Before I get into this, understand I am generally against piracy. This is not a post about why piracy is okay. This is a post about why it happens, and what can (and cannot) be done about it.

So, say media producers -- Random House, NBC, Nickelodeon, Blizzard Entertainment, etc. -- are the governor, and their media is their smart, beautiful, confident daughter. Like any father, the governor wants his daughter to marry the right man, and he'd rather not have to pay a pirate's ransom to do it.

Consumers, then, generally fall into three categories: pirates, commodores, and Will Turner.


THE PIRATES
Real pirates don't actually care about the governor's daughter. They just want the ransom. The governor goes to great lengths to protect his daughter from these ruffians -- sometimes even making life more difficult for law-abiding citizens -- but in the end, if Captain Jack Sparrow really wants to kidnap and ransom her, he will.

These are the guys who will always rip off your media and distribute it for free (sometimes even if it's free already!). It doesn't matter what DRM or geo-blocking you put up, or where you release it, they can and will get their hands on it. These are the guys that make DRM almost worthless.

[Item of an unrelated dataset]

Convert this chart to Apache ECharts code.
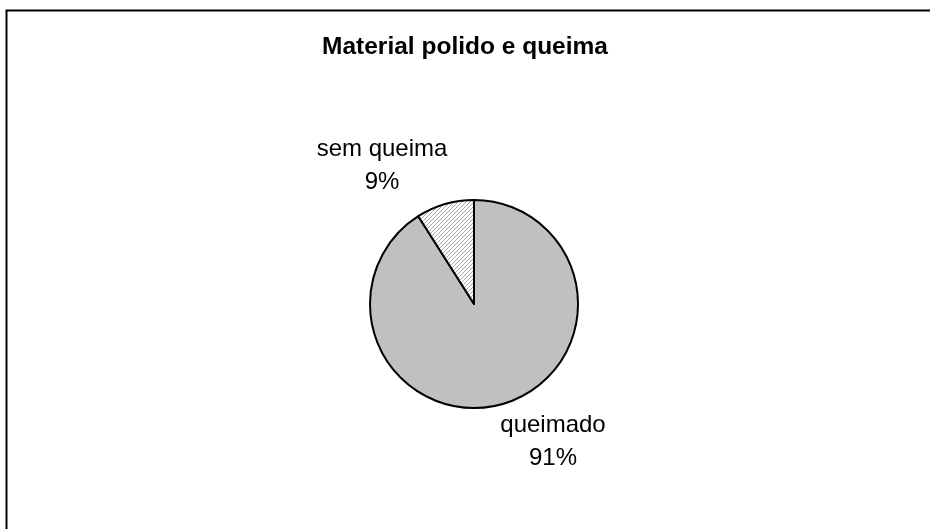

Fortunately, they represent a very small percentage of Actual People. Also fortunate: because they're never going to pay for your stuff anyway, they don't count as lost sales. That means media producers can effectively ignore them. Seriously, your daughter is fine, just pay the ransom and move on.


THE COMMODORES
Of course the governor wants his daughter to marry the commodore. He's wealthy, has a good title, and most importantly, he always obeys the law.

It's the same in the media world; the commodores will always obey the law and terms of service you provide. They don't know what torrents or VPN services are, and they don't want to know.

Unfortunately, like real pirates, commodores represent a very small percentage of the population.


WILL TURNER
Will is a really nice guy. He's honest, strong, he works hard, and he hates pirates.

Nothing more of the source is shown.